_Collected material_

☆ ☆ ☆ ☆ ☆ ☆ ☆

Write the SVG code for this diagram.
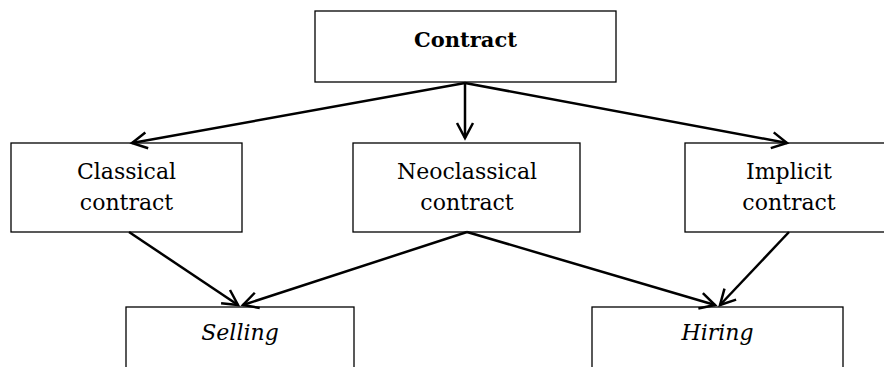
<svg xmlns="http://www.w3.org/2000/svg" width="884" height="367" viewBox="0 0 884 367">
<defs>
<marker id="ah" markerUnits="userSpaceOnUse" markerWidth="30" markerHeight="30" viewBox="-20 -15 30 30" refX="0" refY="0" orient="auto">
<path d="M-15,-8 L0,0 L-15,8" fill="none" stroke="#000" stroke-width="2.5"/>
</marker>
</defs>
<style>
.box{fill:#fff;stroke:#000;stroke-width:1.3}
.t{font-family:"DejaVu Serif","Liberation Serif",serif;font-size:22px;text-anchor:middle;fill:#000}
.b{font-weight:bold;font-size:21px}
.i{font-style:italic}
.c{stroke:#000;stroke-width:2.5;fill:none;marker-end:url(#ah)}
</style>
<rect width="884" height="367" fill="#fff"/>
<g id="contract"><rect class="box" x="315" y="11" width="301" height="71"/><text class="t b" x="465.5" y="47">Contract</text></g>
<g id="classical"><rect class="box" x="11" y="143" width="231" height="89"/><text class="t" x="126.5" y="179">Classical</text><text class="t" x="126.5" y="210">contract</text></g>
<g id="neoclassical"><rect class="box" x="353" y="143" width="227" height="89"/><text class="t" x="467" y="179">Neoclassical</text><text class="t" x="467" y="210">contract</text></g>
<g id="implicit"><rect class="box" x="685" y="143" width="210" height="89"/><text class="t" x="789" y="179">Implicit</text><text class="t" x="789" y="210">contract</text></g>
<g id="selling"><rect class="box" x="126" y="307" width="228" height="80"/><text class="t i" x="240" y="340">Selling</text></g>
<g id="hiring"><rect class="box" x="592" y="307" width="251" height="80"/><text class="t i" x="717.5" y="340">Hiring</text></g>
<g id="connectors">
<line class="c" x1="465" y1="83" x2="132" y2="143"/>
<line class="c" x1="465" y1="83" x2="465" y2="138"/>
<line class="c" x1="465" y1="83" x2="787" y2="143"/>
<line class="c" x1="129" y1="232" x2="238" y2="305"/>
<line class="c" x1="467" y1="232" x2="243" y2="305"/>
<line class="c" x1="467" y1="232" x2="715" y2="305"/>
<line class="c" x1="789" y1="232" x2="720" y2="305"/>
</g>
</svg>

☆ ☆ ☆ ☆ ☆ ☆ ☆

_Exercise instructions_
Restate the whole listing above exactly, except for its images.

_Result of this task_
Write the SVG code for this diagram.
<svg xmlns="http://www.w3.org/2000/svg" width="884" height="367" viewBox="0 0 884 367">
<defs>
<marker id="ah" markerUnits="userSpaceOnUse" markerWidth="30" markerHeight="30" viewBox="-20 -15 30 30" refX="0" refY="0" orient="auto">
<path d="M-15,-8 L0,0 L-15,8" fill="none" stroke="#000" stroke-width="2.5"/>
</marker>
</defs>
<style>
.box{fill:#fff;stroke:#000;stroke-width:1.3}
.t{font-family:"DejaVu Serif","Liberation Serif",serif;font-size:22px;text-anchor:middle;fill:#000}
.b{font-weight:bold;font-size:21px}
.i{font-style:italic}
.c{stroke:#000;stroke-width:2.5;fill:none;marker-end:url(#ah)}
</style>
<rect width="884" height="367" fill="#fff"/>
<g id="contract"><rect class="box" x="315" y="11" width="301" height="71"/><text class="t b" x="465.5" y="47">Contract</text></g>
<g id="classical"><rect class="box" x="11" y="143" width="231" height="89"/><text class="t" x="126.5" y="179">Classical</text><text class="t" x="126.5" y="210">contract</text></g>
<g id="neoclassical"><rect class="box" x="353" y="143" width="227" height="89"/><text class="t" x="467" y="179">Neoclassical</text><text class="t" x="467" y="210">contract</text></g>
<g id="implicit"><rect class="box" x="685" y="143" width="210" height="89"/><text class="t" x="789" y="179">Implicit</text><text class="t" x="789" y="210">contract</text></g>
<g id="selling"><rect class="box" x="126" y="307" width="228" height="80"/><text class="t i" x="240" y="340">Selling</text></g>
<g id="hiring"><rect class="box" x="592" y="307" width="251" height="80"/><text class="t i" x="717.5" y="340">Hiring</text></g>
<g id="connectors">
<line class="c" x1="465" y1="83" x2="132" y2="143"/>
<line class="c" x1="465" y1="83" x2="465" y2="138"/>
<line class="c" x1="465" y1="83" x2="787" y2="143"/>
<line class="c" x1="129" y1="232" x2="238" y2="305"/>
<line class="c" x1="467" y1="232" x2="243" y2="305"/>
<line class="c" x1="467" y1="232" x2="715" y2="305"/>
<line class="c" x1="789" y1="232" x2="720" y2="305"/>
</g>
</svg>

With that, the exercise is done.